Dataset records:
** begin **

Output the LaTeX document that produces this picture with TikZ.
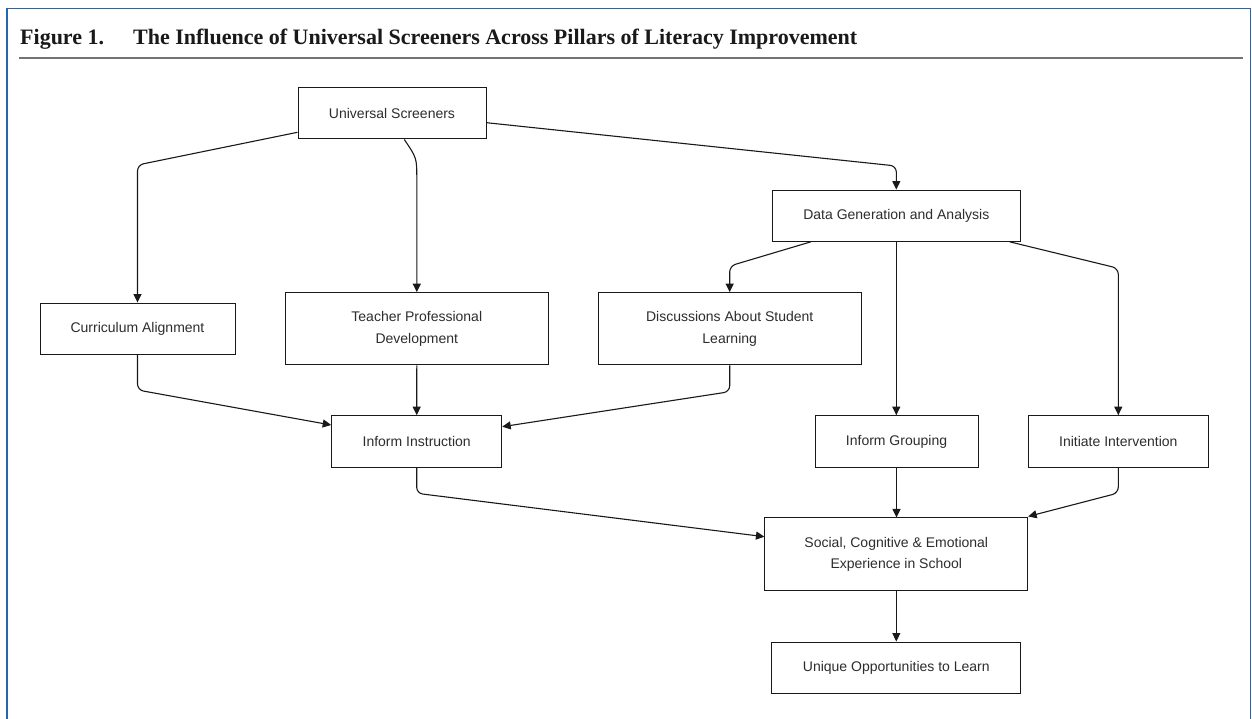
\documentclass[tikz,border=0pt]{standalone}
\usepackage{fontspec}
\setmainfont{Liberation Sans}
\newfontfamily\titlefont{Liberation Serif}
\usetikzlibrary{arrows.meta,calc}
\definecolor{frameblue}{RGB}{38,102,170}
\definecolor{txt}{RGB}{45,45,45}
\definecolor{edgecol}{RGB}{25,25,25}
\begin{document}
\begin{tikzpicture}[x=1pt,y=-1pt,
  box/.style={draw=edgecol, line width=1pt, fill=white, font=\fontsize{14}{21.5}\selectfont, text=txt, align=center, inner sep=0pt},
  arr/.style={draw=edgecol, line width=1.1pt, rounded corners=6pt, -{Triangle[length=8.5pt,width=8pt]}},
  ttl/.style={anchor=base west, inner sep=0pt, text=black!90, font=\titlefont\bfseries\fontsize{22}{26}\selectfont}]
\useasboundingbox (0,0) rectangle (1252,719);
\fill[white] (0,0) rectangle (1252,719);
% frame and title
\draw[frameblue, line width=1.5pt] (7,719) -- (7,8.3) -- (1250.5,8.3) -- (1250.5,719);
\node[ttl] (fig) at (20,44.5) {Figure 1.};
\node[ttl] (title) at (133,44.5) {The Influence of Universal Screeners Across Pillars of Literacy Improvement};
\draw[black!55, line width=2pt] (19,57.7) -- (1243,57.7);
% nodes
\node[box, minimum width=188pt, minimum height=51pt] (us) at (392,113.5) {Universal Screeners};
\node[box, minimum width=248pt, minimum height=51.3pt] (dga) at (896.3,215.7) {Data Generation and Analysis};
\node[box, minimum width=195pt, minimum height=51.3pt] (ca) at (137.5,328.7) {Curriculum Alignment};
\node[box, minimum width=263pt, minimum height=72.3pt] (tpd) at (416.8,328.8) {Teacher Professional\\Development};
\node[box, minimum width=262.7pt, minimum height=72.3pt] (dsl) at (729.7,328.8) {Discussions About Student\\Learning};
\node[box, minimum width=170pt, minimum height=52pt] (ii) at (416.7,441.7) {Inform Instruction};
\node[box, minimum width=163pt, minimum height=52pt] (ig) at (896.5,441.7) {Inform Grouping};
\node[box, minimum width=180pt, minimum height=52pt] (iv) at (1118.3,441.7) {Initiate Intervention};
\node[box, minimum width=262.7pt, minimum height=72.7pt] (sce) at (896.3,554.3) {Social, Cognitive \& Emotional\\Experience in School};
\node[box, minimum width=249.3pt, minimum height=51pt] (uol) at (896.3,667.5) {Unique Opportunities to Learn};
% connectors
\draw[arr] ($(us.west)+(0,18.8)$) -- (ca.north |- 0,165) -- (ca.north);
\draw[arr] ($(us.south)+(12.3,0)$) .. controls (tpd.north |- 0,158) .. (tpd.north |- 0,185) -- (tpd.north);
\draw[arr] ($(us.east)+(0,9.2)$) -- (dga.north |- 0,166) -- (dga.north);
\draw[arr] ($(dga.south west)+(39,0)$) -- (dsl.north |- 0,266) -- (dsl.north);
\draw[arr] (dga.south) -- (dga.south |- ig.north);
\draw[arr] ($(dga.south east)+(-11,0)$) -- (iv.north |- 0,268.3) -- (iv.north);
\draw[arr] (ca.south) -- (ca.south |- 0,390) -- ($(ii.west)+(0,-16.7)$);
\draw[arr] (tpd.south) -- (ii.north);
\draw[arr] (dsl.south) -- (dsl.south |- 0,391.7) -- ($(ii.east)+(0,-15)$);
\draw[arr] (ii.south) -- (ii.south |- 0,493.3) -- ($(sce.west)+(0,-17.6)$);
\draw[arr] (ig.south) -- (ig.south |- sce.north);
\draw[arr] (iv.south) -- (iv.south |- 0,493) -- ($(sce.north east)+(0,-1)$);
\draw[arr] (sce.south) -- (uol.north);
\end{tikzpicture}
\end{document}
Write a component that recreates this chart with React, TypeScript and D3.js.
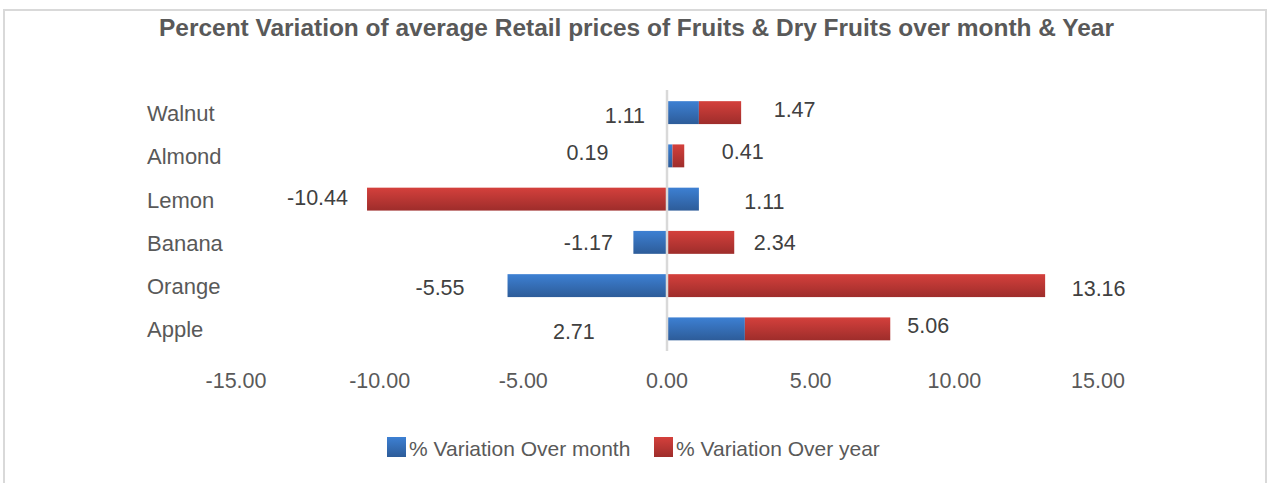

** end **

* [Exercise prompt]:
Extract every line of the records above that contains the word "with".

* [Result for this task]:
Output the LaTeX document that produces this picture with TikZ.
Write a component that recreates this chart with React, TypeScript and D3.js.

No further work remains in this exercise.